In the 21st century, Tom Hanks has ranked up an impressive run of playing real people: Ben Bradlee. Walt Disney. Chesley “Sully” Sullenberger. (Coming next year: Mr. Fred Rogers.) Those performances land somewhere between impersonation and embodiment: if the production gets Sully’s white hair right or nails Disney’s mustache, then Hanks is liberated to express the inner life of the man.
The very best of these biographical renderings is Captain Richard Phillips, the title role in this gripping 2013 Paul Greengrass movie about a freighter ship hijacked by Somali pirates. Hanks plays the captain as a brusque, grumpy New Englander with a paunch. As the crisis escalates, the pirates get even jumpier than the merchant marines they’re ordering around—scary, since the pirates are the ones with automatic weapons.

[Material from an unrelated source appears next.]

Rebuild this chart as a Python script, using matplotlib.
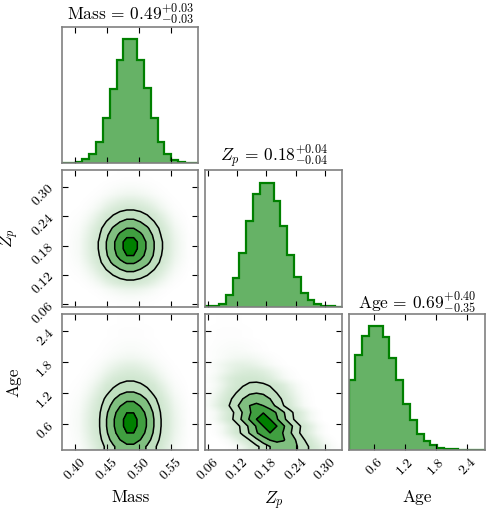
import numpy as np
import matplotlib.pyplot as plt

plt.rcParams['font.family'] = 'serif'
plt.rcParams['font.serif'] = ['cmr10']
plt.rcParams['mathtext.fontset'] = 'cm'
plt.rcParams['axes.unicode_minus'] = False

# parameter names and the quoted medians
labels = ['Mass', r'$Z_p$', 'Age']
titles = [r'$\mathrm{Mass}\,=\,0.49^{+0.03}_{-0.03}$',
          r'$Z_p\,=\,0.18^{+0.04}_{-0.04}$',
          r'$\mathrm{Age}\,=\,0.69^{+0.40}_{-0.35}$']

# plotted ranges (20 bins each)
mass_range = (0.380, 0.593)
zp_range = (0.055, 0.334)
age_range = (0.10, 2.74)

mass_ticks = [0.40, 0.45, 0.50, 0.55]
zp_ticks = [0.06, 0.12, 0.18, 0.24, 0.30]
age_ticks = [0.6, 1.2, 1.8, 2.4]
mass_ticklabels = ['0.40', '0.45', '0.50', '0.55']
zp_ticklabels = ['0.06', '0.12', '0.18', '0.24', '0.30']
age_ticklabels = ['0.6', '1.2', '1.8', '2.4']

# 1D histogram heights (relative counts per bin)
mass_counts = [0.5, 2, 4, 12, 28, 63, 135, 222, 310, 372,
               372, 310, 225, 135, 65, 28, 10, 4, 1, 0.5]
zp_counts = [1, 3, 9, 35, 85, 159, 255, 334, 367, 367,
             314, 239, 154, 89, 40, 19, 7, 3, 1, 0.5]
age_counts = [210, 282, 340, 370, 370, 338, 274, 210, 137, 88,
              48, 26, 14, 6, 3, 2, 1, 1, 0.5, 0.5]

# Age-Zp panel: Zp bin of the peak for each Age bin, and the Zp spread at fixed Age (in bins)
zp_peak_bin_by_age = [11, 10, 9, 9, 8, 8, 7, 7, 7, 7,
                      6, 6, 5, 5, 4, 4, 3, 3, 3, 3]
zp_spread_at_fixed_age = [0.4, 1.4, 4.4, 11, 25, 46, 71, 92, 100,
                          92, 71, 46, 25, 11, 4.4, 1.4, 0.4]

nbins = 20
sig_levels = 1.0 - np.exp(-0.5 * np.array([0.5, 1.0, 1.5, 2.0]) ** 2)
fill_colors = [(0.75, 0.875, 0.75), (0.5, 0.75, 0.5), (0.25, 0.625, 0.25), (0.0, 0.5, 0.0)]


def centers(rng):
    e = np.linspace(rng[0], rng[1], nbins + 1)
    return 0.5 * (e[1:] + e[:-1])


def thresholds(H):
    flat = np.sort(H.ravel())[::-1]
    cum = np.cumsum(flat) / flat.sum()
    return np.sort(np.interp(sig_levels, cum, flat))


def padded(H, xr, yr):
    H2 = np.pad(H, 1, mode='edge')
    H2 = np.pad(H2, 1, mode='constant', constant_values=H.min())
    out = []
    for rng in (xr, yr):
        c = centers(rng)
        d = c[1] - c[0]
        out.append(np.concatenate([c[0] - d * np.array([2, 1]), c, c[-1] + d * np.array([1, 2])]))
    return out[0], out[1], H2


def draw_2d(ax, H, xr, yr):
    # faint cloud of samples outside the contours
    inten = 1 - np.exp(-H / (0.05 * H.max()))
    rgba = np.zeros(H.shape + (4,))
    rgba[..., 1] = 0.5
    rgba[..., 3] = 0.2 * inten
    ax.imshow(rgba, extent=(xr[0], xr[1], yr[0], yr[1]), origin='lower',
              aspect='auto', interpolation='bilinear', zorder=0)
    V = thresholds(H)
    x2, y2, H2 = padded(H, xr, yr)
    ax.contourf(x2, y2, H2, list(V) + [H.max() * 1.0001], colors=fill_colors, zorder=1)
    ax.contour(x2, y2, H2, V, colors='k', linewidths=1.1, zorder=2)
    ax.set_xlim(xr)
    ax.set_ylim(yr)


def draw_hist(ax, counts, rng, title):
    edges = np.linspace(rng[0], rng[1], nbins + 1)
    ax.stairs(counts, edges, fill=True, color='g', alpha=0.6, lw=0)
    ax.stairs(counts, edges, color='g', lw=1.6)
    ax.set_xlim(rng)
    ax.set_ylim(0, 1.1 * max(counts))
    ax.set_yticks([])
    ax.set_title(title, fontsize=12.5, pad=3)


ranges = [mass_range, zp_range, age_range]
ticks = [mass_ticks, zp_ticks, age_ticks]
ticklabels = [mass_ticklabels, zp_ticklabels, age_ticklabels]

# 2D tables (rows = y bins, cols = x bins)
H_zp_mass = np.outer(zp_counts, mass_counts)
H_age_mass = np.outer(age_counts, mass_counts)
H_age_zp = np.zeros((nbins, nbins))
prof = np.array(zp_spread_at_fixed_age)
half = len(prof) // 2
for i, c in enumerate(zp_peak_bin_by_age):
    off = np.arange(nbins) - c + half
    ok = (off >= 0) & (off < len(prof))
    H_age_zp[i, ok] = age_counts[i] * prof[off[ok]] / prof.sum()

fig, axes = plt.subplots(3, 3, figsize=(4.9, 5.11), dpi=100)
fig.subplots_adjust(left=62 / 490, right=485 / 490, bottom=1 - 450 / 511,
                    top=1 - 27 / 511, wspace=0.05, hspace=0.05)

draw_hist(axes[0, 0], mass_counts, mass_range, titles[0])
draw_hist(axes[1, 1], zp_counts, zp_range, titles[1])
draw_hist(axes[2, 2], age_counts, age_range, titles[2])
draw_2d(axes[1, 0], H_zp_mass, mass_range, zp_range)
draw_2d(axes[2, 0], H_age_mass, mass_range, age_range)
draw_2d(axes[2, 1], H_age_zp, zp_range, age_range)

for i in range(3):
    for j in range(3):
        ax = axes[i, j]
        if j > i:
            ax.axis('off')
            continue
        for sp in ax.spines.values():
            sp.set_color('0.5')
            sp.set_linewidth(1.2)
        ax.set_xticks(ticks[j])
        if i == 2:
            ax.set_xticklabels(ticklabels[j], rotation=45, fontsize=10)
            ax.set_xlabel(labels[j], fontsize=12.5)
            ax.xaxis.set_label_coords(0.5, -0.29)
        else:
            ax.set_xticklabels([])
        if j != i:
            ax.set_yticks(ticks[i])
            if j == 0:
                ax.set_yticklabels(ticklabels[i], rotation=45, fontsize=10)
                ax.set_ylabel(labels[i], fontsize=12.5)
                ax.yaxis.set_label_coords(-0.3, 0.5)
            else:
                ax.set_yticklabels([])
        ax.tick_params(direction='in', top=True, right=(j != i), length=4, width=0.8, pad=4.5)

fig.savefig('out.png', dpi=100)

Under duress, Captain Phillips remains a middle-aged professional: he doesn’t build a flamethrower to repel the attackers or otherwise turn into a Bruce Willis character. But when he lets himself be taken hostage so his crew can go free, it’s an act of pure heroism—and all the more striking because Hanks has rendered the character not as a superhero, but as a human being.